Our paper entitled Community Energy Storage: A smart choice for the smart grid? has recently been accepted in Applied Energy. The paper looks at the economic drivers for energy storage when considered from the perspective of an individual household compared with a community perspective.
The main motivation behind the paper was the engineering intuition that a battery in every household does not seem likely to be an optimal solution for the future smart grid, given high battery costs and the rare and expensive nature of the constituent raw materials for battery manufacture. In the paper, we study the economic arguments for both individual households and communities, which illustrated a number of key points as outlined below:
- Most importantly, aggregating household demand profiles reduces the required battery capacity, with each kWh (kilo-Watt hour) of installed storage being significantly more effective at integrating PV generation when deployed at the community level.
- It is possible to realize significant cost benefits at a community level from the economy of scale of both batteries and inverters.

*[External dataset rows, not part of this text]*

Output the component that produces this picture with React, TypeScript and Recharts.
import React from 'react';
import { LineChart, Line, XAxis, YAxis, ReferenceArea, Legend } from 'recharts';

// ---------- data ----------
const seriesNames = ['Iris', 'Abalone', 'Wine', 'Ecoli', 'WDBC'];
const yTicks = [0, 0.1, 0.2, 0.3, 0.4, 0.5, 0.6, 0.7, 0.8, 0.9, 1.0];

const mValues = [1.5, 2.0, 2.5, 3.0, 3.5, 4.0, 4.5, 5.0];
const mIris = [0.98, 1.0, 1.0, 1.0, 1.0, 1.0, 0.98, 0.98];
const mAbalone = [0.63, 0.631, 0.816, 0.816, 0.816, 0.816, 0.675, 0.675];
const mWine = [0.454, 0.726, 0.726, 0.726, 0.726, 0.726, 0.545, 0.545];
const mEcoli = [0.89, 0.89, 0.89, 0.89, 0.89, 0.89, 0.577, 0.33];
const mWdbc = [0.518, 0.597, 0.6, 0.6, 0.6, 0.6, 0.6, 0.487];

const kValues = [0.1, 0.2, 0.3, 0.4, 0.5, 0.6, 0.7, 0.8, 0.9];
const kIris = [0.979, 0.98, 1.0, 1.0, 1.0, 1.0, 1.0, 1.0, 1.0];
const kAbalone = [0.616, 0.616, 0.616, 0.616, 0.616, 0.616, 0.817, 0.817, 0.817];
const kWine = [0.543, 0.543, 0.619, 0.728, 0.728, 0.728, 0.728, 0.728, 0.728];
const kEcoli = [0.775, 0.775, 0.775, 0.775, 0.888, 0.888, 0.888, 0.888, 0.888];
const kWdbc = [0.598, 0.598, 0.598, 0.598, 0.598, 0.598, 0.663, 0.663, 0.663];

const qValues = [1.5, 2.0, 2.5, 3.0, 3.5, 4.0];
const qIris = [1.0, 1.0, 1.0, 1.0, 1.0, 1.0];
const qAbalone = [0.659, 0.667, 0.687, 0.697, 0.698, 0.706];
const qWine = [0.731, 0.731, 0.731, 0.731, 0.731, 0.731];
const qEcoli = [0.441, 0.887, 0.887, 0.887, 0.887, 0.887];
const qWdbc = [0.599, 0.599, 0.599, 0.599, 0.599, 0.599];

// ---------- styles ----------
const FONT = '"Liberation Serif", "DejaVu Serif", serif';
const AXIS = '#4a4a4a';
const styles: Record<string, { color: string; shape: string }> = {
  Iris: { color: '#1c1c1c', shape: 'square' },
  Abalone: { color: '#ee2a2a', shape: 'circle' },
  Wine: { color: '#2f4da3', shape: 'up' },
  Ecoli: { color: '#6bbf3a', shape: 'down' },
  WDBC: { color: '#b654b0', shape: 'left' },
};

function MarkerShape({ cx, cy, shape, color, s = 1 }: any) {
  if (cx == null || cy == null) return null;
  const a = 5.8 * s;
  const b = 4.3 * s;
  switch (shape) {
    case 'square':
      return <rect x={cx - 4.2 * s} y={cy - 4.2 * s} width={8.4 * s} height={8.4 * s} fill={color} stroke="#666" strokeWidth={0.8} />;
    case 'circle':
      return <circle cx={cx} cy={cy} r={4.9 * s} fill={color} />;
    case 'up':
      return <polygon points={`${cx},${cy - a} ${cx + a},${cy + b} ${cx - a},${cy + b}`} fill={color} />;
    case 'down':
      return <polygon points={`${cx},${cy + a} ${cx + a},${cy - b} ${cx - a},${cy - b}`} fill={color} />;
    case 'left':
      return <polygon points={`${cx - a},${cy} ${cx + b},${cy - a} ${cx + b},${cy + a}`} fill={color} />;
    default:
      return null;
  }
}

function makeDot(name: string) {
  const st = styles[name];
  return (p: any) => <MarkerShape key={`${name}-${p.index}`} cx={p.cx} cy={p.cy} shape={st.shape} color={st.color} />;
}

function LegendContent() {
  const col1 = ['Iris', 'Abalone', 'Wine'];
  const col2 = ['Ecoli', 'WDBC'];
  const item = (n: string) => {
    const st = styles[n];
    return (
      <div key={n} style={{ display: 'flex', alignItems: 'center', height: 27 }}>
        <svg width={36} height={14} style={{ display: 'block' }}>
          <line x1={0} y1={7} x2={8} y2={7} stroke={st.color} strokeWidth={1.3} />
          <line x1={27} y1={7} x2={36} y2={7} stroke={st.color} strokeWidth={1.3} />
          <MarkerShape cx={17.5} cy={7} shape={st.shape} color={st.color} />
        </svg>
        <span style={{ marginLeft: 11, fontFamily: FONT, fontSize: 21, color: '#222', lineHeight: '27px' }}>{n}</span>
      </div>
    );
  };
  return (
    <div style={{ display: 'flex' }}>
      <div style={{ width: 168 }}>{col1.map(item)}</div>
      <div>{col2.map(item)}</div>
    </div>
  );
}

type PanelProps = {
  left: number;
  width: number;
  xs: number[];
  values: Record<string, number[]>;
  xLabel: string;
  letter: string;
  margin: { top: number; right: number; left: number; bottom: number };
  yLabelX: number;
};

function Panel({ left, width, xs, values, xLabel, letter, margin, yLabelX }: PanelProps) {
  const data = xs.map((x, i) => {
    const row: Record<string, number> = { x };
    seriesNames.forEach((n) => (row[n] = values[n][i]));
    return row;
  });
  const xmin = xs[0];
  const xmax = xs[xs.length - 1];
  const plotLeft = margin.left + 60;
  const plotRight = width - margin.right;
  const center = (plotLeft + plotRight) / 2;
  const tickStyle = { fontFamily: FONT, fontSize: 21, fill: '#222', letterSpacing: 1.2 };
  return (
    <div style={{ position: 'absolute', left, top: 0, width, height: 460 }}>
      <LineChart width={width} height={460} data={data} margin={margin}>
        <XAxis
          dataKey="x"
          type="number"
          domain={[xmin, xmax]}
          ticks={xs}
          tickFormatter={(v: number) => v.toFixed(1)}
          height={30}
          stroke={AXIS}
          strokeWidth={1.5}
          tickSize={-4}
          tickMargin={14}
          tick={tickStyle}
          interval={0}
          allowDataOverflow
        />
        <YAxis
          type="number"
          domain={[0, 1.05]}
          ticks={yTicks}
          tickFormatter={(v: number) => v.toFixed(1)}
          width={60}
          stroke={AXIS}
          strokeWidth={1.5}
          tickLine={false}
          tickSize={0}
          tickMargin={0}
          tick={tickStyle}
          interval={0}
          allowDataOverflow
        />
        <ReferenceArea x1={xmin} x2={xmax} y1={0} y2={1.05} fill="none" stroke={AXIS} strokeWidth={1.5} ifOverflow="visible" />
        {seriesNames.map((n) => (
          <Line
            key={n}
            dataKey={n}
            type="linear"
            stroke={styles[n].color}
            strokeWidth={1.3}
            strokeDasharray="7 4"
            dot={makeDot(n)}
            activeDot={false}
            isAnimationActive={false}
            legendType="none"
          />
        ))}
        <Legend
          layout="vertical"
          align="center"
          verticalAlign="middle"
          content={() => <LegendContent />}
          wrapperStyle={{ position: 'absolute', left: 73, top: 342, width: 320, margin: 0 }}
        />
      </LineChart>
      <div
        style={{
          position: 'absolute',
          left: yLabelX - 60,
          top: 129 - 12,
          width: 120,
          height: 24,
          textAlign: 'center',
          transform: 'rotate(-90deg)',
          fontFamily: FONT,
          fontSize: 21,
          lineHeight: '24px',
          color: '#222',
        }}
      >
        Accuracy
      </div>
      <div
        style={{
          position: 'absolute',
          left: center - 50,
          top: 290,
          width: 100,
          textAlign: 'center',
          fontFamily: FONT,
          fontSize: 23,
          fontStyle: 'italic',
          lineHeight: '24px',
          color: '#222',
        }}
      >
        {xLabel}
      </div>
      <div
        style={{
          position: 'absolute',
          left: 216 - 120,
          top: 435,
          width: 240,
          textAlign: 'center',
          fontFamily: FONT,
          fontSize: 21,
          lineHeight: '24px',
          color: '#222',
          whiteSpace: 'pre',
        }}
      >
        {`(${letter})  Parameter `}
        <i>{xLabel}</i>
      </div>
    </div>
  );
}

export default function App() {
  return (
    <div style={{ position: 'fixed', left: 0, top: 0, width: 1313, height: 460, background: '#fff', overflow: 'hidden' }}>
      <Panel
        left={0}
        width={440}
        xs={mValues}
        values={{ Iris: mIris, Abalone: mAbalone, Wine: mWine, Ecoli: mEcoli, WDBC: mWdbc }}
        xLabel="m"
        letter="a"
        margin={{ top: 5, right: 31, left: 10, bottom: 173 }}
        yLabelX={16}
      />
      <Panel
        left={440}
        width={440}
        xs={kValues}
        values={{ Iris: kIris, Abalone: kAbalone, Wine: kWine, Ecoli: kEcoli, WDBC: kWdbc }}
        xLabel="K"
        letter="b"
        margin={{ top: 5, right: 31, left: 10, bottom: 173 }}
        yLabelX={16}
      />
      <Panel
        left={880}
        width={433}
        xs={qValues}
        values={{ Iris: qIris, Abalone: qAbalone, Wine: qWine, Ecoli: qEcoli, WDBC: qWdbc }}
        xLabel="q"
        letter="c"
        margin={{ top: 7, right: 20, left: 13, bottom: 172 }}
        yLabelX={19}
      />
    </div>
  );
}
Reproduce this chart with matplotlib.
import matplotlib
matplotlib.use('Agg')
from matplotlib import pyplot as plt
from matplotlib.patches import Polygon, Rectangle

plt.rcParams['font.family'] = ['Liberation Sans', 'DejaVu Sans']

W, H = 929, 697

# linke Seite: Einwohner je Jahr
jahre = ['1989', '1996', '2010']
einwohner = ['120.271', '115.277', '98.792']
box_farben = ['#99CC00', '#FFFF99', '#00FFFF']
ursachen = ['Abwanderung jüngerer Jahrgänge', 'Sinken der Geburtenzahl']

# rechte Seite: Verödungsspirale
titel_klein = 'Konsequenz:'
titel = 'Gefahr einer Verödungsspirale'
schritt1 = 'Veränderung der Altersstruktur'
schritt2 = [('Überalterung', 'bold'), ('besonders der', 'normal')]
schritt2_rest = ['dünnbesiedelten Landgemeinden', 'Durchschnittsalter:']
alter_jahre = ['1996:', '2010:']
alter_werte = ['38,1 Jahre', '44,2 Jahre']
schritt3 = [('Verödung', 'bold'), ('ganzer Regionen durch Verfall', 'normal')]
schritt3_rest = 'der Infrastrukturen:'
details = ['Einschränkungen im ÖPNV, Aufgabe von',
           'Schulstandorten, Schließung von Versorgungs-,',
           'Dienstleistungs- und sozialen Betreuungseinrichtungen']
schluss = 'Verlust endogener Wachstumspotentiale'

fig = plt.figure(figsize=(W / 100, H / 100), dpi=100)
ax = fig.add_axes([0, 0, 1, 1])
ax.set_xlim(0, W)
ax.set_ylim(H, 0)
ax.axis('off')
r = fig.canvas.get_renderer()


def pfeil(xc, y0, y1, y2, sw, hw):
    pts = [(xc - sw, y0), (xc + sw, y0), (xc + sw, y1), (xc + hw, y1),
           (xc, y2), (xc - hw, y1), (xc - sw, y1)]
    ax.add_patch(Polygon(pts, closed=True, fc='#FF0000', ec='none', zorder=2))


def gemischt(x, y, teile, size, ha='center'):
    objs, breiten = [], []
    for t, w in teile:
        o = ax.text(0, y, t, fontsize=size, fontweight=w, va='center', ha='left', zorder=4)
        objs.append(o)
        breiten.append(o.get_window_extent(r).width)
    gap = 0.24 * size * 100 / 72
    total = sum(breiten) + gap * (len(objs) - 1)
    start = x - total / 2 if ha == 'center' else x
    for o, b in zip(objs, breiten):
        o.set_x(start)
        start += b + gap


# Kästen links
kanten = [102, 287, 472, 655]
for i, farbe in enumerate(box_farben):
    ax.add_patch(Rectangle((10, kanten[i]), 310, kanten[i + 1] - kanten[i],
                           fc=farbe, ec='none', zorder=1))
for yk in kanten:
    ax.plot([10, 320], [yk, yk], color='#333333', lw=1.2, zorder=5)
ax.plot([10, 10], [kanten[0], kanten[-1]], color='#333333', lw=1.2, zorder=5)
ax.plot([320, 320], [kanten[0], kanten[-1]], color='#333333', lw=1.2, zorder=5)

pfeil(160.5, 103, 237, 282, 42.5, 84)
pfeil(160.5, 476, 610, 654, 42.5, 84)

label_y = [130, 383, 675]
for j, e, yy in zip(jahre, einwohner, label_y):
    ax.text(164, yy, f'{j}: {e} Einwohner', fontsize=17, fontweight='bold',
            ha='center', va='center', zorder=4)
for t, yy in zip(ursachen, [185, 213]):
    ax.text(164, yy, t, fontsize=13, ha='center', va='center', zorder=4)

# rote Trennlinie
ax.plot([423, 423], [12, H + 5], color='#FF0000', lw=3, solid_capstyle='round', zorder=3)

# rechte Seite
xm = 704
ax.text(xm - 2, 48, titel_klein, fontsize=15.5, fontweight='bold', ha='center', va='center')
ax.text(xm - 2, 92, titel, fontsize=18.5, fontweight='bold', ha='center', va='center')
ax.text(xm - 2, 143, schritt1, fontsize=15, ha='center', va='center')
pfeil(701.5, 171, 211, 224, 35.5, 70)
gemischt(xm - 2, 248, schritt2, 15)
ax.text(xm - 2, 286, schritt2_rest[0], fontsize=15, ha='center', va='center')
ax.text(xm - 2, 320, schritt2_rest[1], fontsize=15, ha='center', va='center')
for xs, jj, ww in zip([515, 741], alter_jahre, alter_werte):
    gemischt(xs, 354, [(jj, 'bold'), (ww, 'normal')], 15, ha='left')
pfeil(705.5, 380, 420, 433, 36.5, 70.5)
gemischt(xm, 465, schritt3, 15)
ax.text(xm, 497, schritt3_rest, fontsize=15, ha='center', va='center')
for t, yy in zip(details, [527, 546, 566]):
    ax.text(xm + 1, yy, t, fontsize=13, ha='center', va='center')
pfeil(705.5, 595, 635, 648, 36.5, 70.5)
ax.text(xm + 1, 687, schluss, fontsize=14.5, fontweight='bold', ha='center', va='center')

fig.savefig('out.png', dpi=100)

- However, the rate of economic return for individual household batteries is more robust to the changes in the solar resource, despite being less effective for PV integration. This is due to the fact that it doesn’t make economic sense for an individual household to purchase a battery which can always store all the surplus generation, rather an economically optimum size is likely to be a size which can be fully utilized most days.
Due to the points above, our work highlights the concern that residential storage may gain a significant market foothold despite community-level batteries being much more effective from both an economic and a costs perspective. Accordingly, it is crucial for energy policy to consider new market mechanisms to encourage community storage projects in areas where they are more economic and environmental.
Important modelling assumptions
The paper considers a future scenario wherein the electricity price ($0.35/kWh) is high enough that batteries do provide a return for some users, and we model demand, PV generation and network structure based on empirical data. We also assume a FIT rate which is much lower than current rates ($0.05/kWh), which is based on average wholesale prices for electricity production. Hence in a regime wherein solar PV is widespread, we may expect PV to be rewarded at near-wholesale price levels.
The location data comes from an electric utility in Cambridge and the raw data cannot be shared, however to model the demand and PV generation data we use the Pecan Street project, which supports free academic access to data. Using the location data, we generate hypothetical communities of households, which are grown outwards along the road network, using a multi-source breadth-first search method based on the Dijkstra shortest path algorithm. This could also be useful for estimating the topology of the real distribution network, however, validation in this regard is difficult as the exact topology is deemed sensitive for security reasons.
For each community, and for each individual household, we find the level of storage that maximizes the Net Present Value (NPV) of the battery system. We simulate approximately 4500 consumption patterns for a month using 484 actual demand patterns in the Pecan Street data. Furthermore, we generalize our results to a high degree by considering many different PV sizes, based on empirical distributions of the sizes that households tend to install.
All the code available for running the simulations is available on github.